Defence Steenkamp's bladder was empty when she died, indicating she had indeed got up to use the toilet as usually at 3am you would not find an empty bladder. Autopsy showed no sign of defensive wounds or an assault.
Police Fatal shots were fired downwards into the door, suggesting Pistorius had his prosthetic legs on, contradicting defendant's account.
Defence No evidence that Pistorius had attached his prosthetic legs before the shooting. Under cross-examination the officer leading the inquiry accepted this fact.
Police Pistorius would have had to pass his bed to walk to the bathroom, suggesting he would have noticed whether or not Steenkamp was in bed. A holster for the gun was found on the same side of the bed as Steenkamp's overnight bag and slippers.
Defence Pistorius had a shoulder problem so he slept on the other side of the bed than usual. Steenkamp had spent the previous night there too, and had slept on her usual side that night.
Police A female witness heard an argument between two people between 2am and 3am on the night in question. Another witness reported seeing the lights on, contradicting Pistorius's account that it was dark.
Defence The witness who said she heard an argument lives in a house 600 metres from Pistorius.
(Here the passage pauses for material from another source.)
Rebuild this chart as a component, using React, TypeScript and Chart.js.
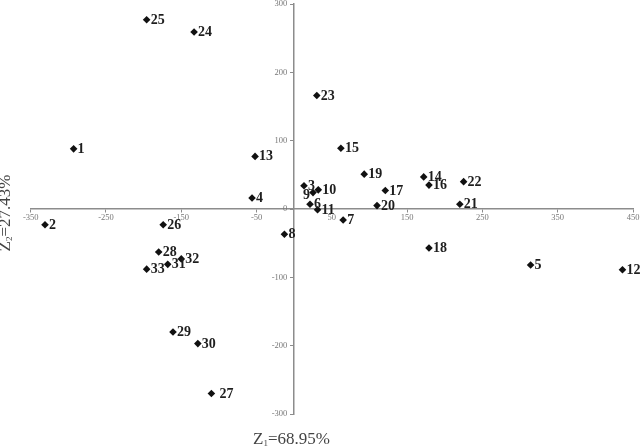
import React, { useEffect, useRef } from 'react';
import { Chart, registerables } from 'chart.js';

Chart.register(...registerables);

const pointLabels = ['1','2','3','4','5','6','7','8','9','10','11','12','13','14','15','16','17','18','19','20','21','22','23','24','25','26','27','28','29','30','31','32','33'];
const z1Values = [-293, -331, 13, -56, 314, 21, 65, -13, 25, 32, 31, 436, -52, 172, 62, 179, 121, 179, 93, 110, 220, 225, 30, -133, -196, -174, -110, -180, -161, -128, -168, -150, -196];
const z2Values = [88, -23, 34, 16, -82, 7, -16, -37, 24, 28, -1, -89, 77, 47, 89, 35, 27, -57, 51, 5, 7, 40, 166, 259, 277, -23, -270, -63, -180, -197, -81, -73, -88];
const xTicks = [-350, -250, -150, -50, 50, 150, 250, 350, 450];
const yTicks = [-300, -200, -100, 0, 100, 200, 300];
const xTitleParts = ['Z', '1', '=68.95%'];
const yTitleParts = ['Z', '2', '=27.43%'];

const SERIF = '"Liberation Serif", "Times New Roman", serif';
const TICK_COLOR = '#777';
const TICK_SIZE = 8.5;

function drawSubText(ctx: CanvasRenderingContext2D, parts: string[], size: number) {
  const big = `${size}px ${SERIF}`;
  const small = `${Math.round(size * 0.55)}px ${SERIF}`;
  ctx.font = big;
  const w0 = ctx.measureText(parts[0]).width;
  ctx.font = small;
  const w1 = ctx.measureText(parts[1]).width;
  ctx.font = big;
  const w2 = ctx.measureText(parts[2]).width;
  return {
    width: w0 + w1 + w2,
    draw: (x: number, y: number) => {
      ctx.textAlign = 'left';
      ctx.textBaseline = 'alphabetic';
      ctx.font = big;
      ctx.fillText(parts[0], x, y);
      ctx.font = small;
      ctx.fillText(parts[1], x + w0, y + size * 0.12);
      ctx.font = big;
      ctx.fillText(parts[2], x + w0 + w1, y);
    },
  };
}

const labelPlugin = {
  id: 'pointLabels',
  afterDatasetsDraw(chart: any) {
    const ctx = chart.ctx as CanvasRenderingContext2D;
    const meta = chart.getDatasetMeta(0);
    ctx.save();
    ctx.fillStyle = '#1e1e1e';
    ctx.font = `bold 14px ${SERIF}`;
    ctx.textBaseline = 'middle';
    meta.data.forEach((el: any, i: number) => {
      const lab = pointLabels[i];
      if (lab === '9') {
        ctx.textAlign = 'right';
        ctx.fillText(lab, el.x - 3, el.y + 3);
      } else {
        ctx.textAlign = 'left';
        const off = lab === '27' ? 8 : 4;
        ctx.fillText(lab, el.x + off, el.y + 0.5);
      }
    });
    ctx.restore();
  },
  afterDraw(chart: any) {
    const ctx = chart.ctx as CanvasRenderingContext2D;
    ctx.save();
    // y-axis tick labels, to the left of the centred axis
    const xs = chart.scales.x;
    const ys = chart.scales.y;
    const axisX = xs.getPixelForValue(0);
    ctx.fillStyle = TICK_COLOR;
    ctx.font = `${TICK_SIZE}px ${SERIF}`;
    ctx.textAlign = 'right';
    ctx.textBaseline = 'middle';
    yTicks.forEach((v) => {
      ctx.fillText(String(v), axisX - 7, ys.getPixelForValue(v));
    });
    // axis titles
    ctx.fillStyle = '#444';
    const xt = drawSubText(ctx, xTitleParts, 17);
    xt.draw(253, 444);
    const yt = drawSubText(ctx, yTitleParts, 17);
    ctx.translate(10, 213 + yt.width / 2);
    ctx.rotate(-Math.PI / 2);
    yt.draw(0, 0);
    ctx.restore();
  },
};

export default function App() {
  const ref = useRef<HTMLCanvasElement>(null);
  useEffect(() => {
    if (!ref.current) return;
    const axisColor = '#8c8c8c';
    const tickFont = { family: SERIF, size: TICK_SIZE };
    const chart = new Chart(ref.current, {
      type: 'scatter',
      data: {
        datasets: [
          {
            data: z1Values.map((x, i) => ({ x, y: z2Values[i] })),
            pointStyle: 'rectRot',
            radius: 3.8,
            backgroundColor: '#111',
            borderColor: '#111',
            borderWidth: 0,
          },
        ],
      },
      options: {
        responsive: false,
        animation: false,
        devicePixelRatio: 1,
        layout: { padding: { left: 30.7, right: 8, top: 4, bottom: 32 } },
        plugins: { legend: { display: false }, tooltip: { enabled: false } },
        scales: {
          x: {
            type: 'linear',
            min: -350,
            max: 450,
            position: { y: 0 } as any,
            afterBuildTicks: (s: any) => {
              s.ticks = xTicks.map((v) => ({ value: v }));
            },
            afterFit: (s: any) => {
              s.height = 0;
            },
            grid: { drawOnChartArea: false, drawTicks: true, tickLength: 3, color: axisColor },
            border: { color: axisColor, width: 1.5 },
            ticks: { autoSkip: false, maxRotation: 0, padding: 1, font: tickFont, color: TICK_COLOR },
          },
          y: {
            type: 'linear',
            min: -300,
            max: 300,
            position: { x: 0 } as any,
            afterBuildTicks: (s: any) => {
              s.ticks = yTicks.map((v) => ({ value: v }));
            },
            afterFit: (s: any) => {
              s.width = 0;
            },
            grid: { drawOnChartArea: false, drawTicks: true, tickLength: 3, color: axisColor },
            border: { color: axisColor, width: 1.5 },
            ticks: { display: false },
          },
        },
      },
      plugins: [labelPlugin],
    });
    return () => chart.destroy();
  }, []);
  return (
    <div style={{ position: 'fixed', left: 0, top: 0, width: 641, height: 446, background: '#fff' }}>
      <canvas ref={ref} width={641} height={446} style={{ width: 641, height: 446, display: 'block' }} />
    </div>
  );
}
Police Police had been called to Pistorius's home over a previous incident, which was later dropped. Botha also raised a number of previous incidents involving guns or threats of violence and Pistorius he said he was aware of, but it was unclear whether or not this was hearsay.
Defence The incident was now the subject of a civil case for malicious prosecution and wrongful arrest.
Police Two bottles of testosterone and needles were found at the house.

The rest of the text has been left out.